Bronze bloomeries? Iron furnaces? That ain't be believable

59 posts in this topic

I mean, the big thing about the history of metal progression was that even once people had iron, there was generally a 700 year waiting period before they would figure out how to make better iron tools then bronze. Copper/Bronze have very easy methods of anealing and sharpening, can be quickly cast into usable tools without advanced furnaces, and require less infastructure to make finished ingots/tools in general.

 

I would love to see iron tools actually start out with aweful attributes, but get extra bonuses from smithing skill that would take a very long time to get good enough to make it reach a point where it is on par with bronze, especially when it comes to armor (Brittle, unannealed metals with lots of slag tend to make aweful anything that needs to resist stress.)

 

Better yet, make early iron ingots, refined with low general smithing skills something that cannot be used to make sheets, tuyres, and the like, as amature smiths fail to produce bars with low enough slag contents to be considered worthy of finery.
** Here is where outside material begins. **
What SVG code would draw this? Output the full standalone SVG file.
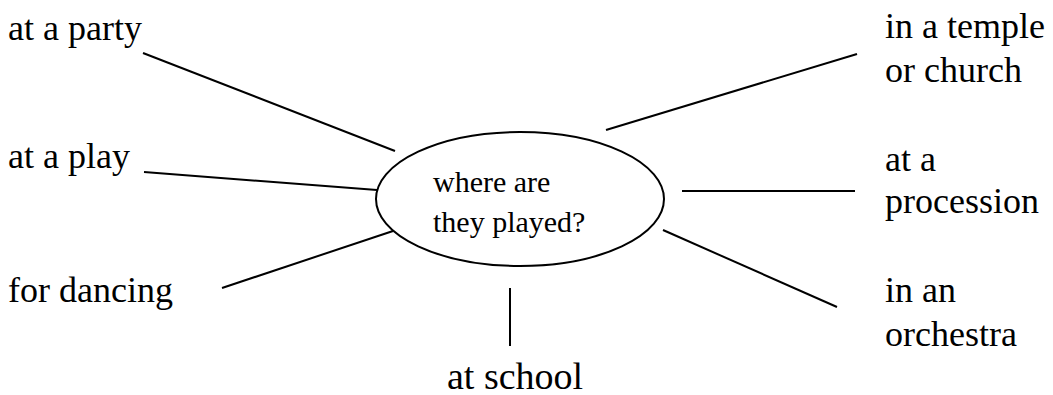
<svg xmlns="http://www.w3.org/2000/svg" width="1053" height="395" viewBox="0 0 1053 395">
  <style>
    .lbl { font-size: 36px; fill: #000; }
    .hub { font-size: 30px; fill: #000; }
    .ln { stroke: #000; stroke-width: 2; fill: none; }
  </style>
  <rect width="1053" height="395" fill="#fff"/>

  <!-- spokes from the central question -->
  <g id="connectors">
    <line class="ln" x1="143" y1="53" x2="395" y2="151"/>
    <line class="ln" x1="144" y1="172" x2="377" y2="190"/>
    <line class="ln" x1="222" y1="288" x2="393" y2="231"/>
    <line class="ln" x1="510" y1="288" x2="510" y2="346"/>
    <line class="ln" x1="606" y1="130" x2="857" y2="54"/>
    <line class="ln" x1="682" y1="191" x2="855" y2="191"/>
    <line class="ln" x1="663" y1="230" x2="837" y2="307"/>
  </g>

  <g font-family="Liberation Serif, Tinos, DejaVu Serif, serif">
    <g id="hub">
      <ellipse class="ln" cx="520" cy="199" rx="144" ry="67"/>
      <text class="hub" x="433" y="192">where are</text>
      <text class="hub" x="433" y="232">they played?</text>
    </g>

    <g id="party"><text class="lbl" x="8" y="40">at a party</text></g>
    <g id="play"><text class="lbl" x="8" y="168">at a play</text></g>
    <g id="dancing"><text class="lbl" x="8" y="302">for dancing</text></g>
    <g id="school"><text class="lbl" x="447" y="389" style="font-size:38px">at school</text></g>
    <g id="temple">
      <text class="lbl" x="885" y="38">in a temple</text>
      <text class="lbl" x="885" y="82">or church</text>
    </g>
    <g id="procession">
      <text class="lbl" x="885" y="171">at a</text>
      <text class="lbl" x="885" y="213">procession</text>
    </g>
    <g id="orchestra">
      <text class="lbl" x="885" y="302">in an</text>
      <text class="lbl" x="885" y="346">orchestra</text>
    </g>
  </g>
</svg>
An intuitive UI element might be "Forging operation requires slag content of '<1.6%.'" Creating an obvious progression of being a good smith, and being able to complete a full list of metalworking tasks with iron. (Yes, this would mean listing slag contents on iron ingots, but probably not finished tools.)

 

This might even mean that the most crude iron ingots can make little more then a hammer, which, from my experience, is able to do most stoneworking/mining tasks with aweful efficiency in the version of TFC I remember playing best. Which is excellent, as this would make the first months worth of iron tools arguably less convinient then just finding copper and casting a pick. That is exactly what I would go for.

 

The gameplay purposes this would serve is simple. The goal of allowing earlier, but far weaker ironworking would be to create more regions which could be considered "livable" from the perspective of the tech tree, while still making the early game a time where strong diplomacy, and will to trade is valuable: You don't want to be forced to work iron early on, but you don't need to be quite as stubborn about finding an ideal start with clay, copper, flux, and alloy-materials in a three hours walking distance of one another in order to see the game through to the end of its tech tree (My experience with trying to play with other people is that they will demand the group restart as many times as they need to to reduce travel times... This is among older groups, as well.)

 

However, having more probable access to terrible early game metal tools creates a massive early game incentive (in multiplayer games,) to settle sooner, gather the rescources your people are good at gathering, and trade to get materials that are legitimately useful to both societies mutual growth until both sides have developed their skills, rescources, and infastructure to hit the point of being more self sufficient... Which would be a natural cut-off point for a warring states period, but of course, once everyone is making pig iron, there isn't many goals left over for the player to achive anyhow.

 

Regardless, this seems to be an old discussion, but really... Would like more paths through the same tech tree. Going through new struggles with the same end goals.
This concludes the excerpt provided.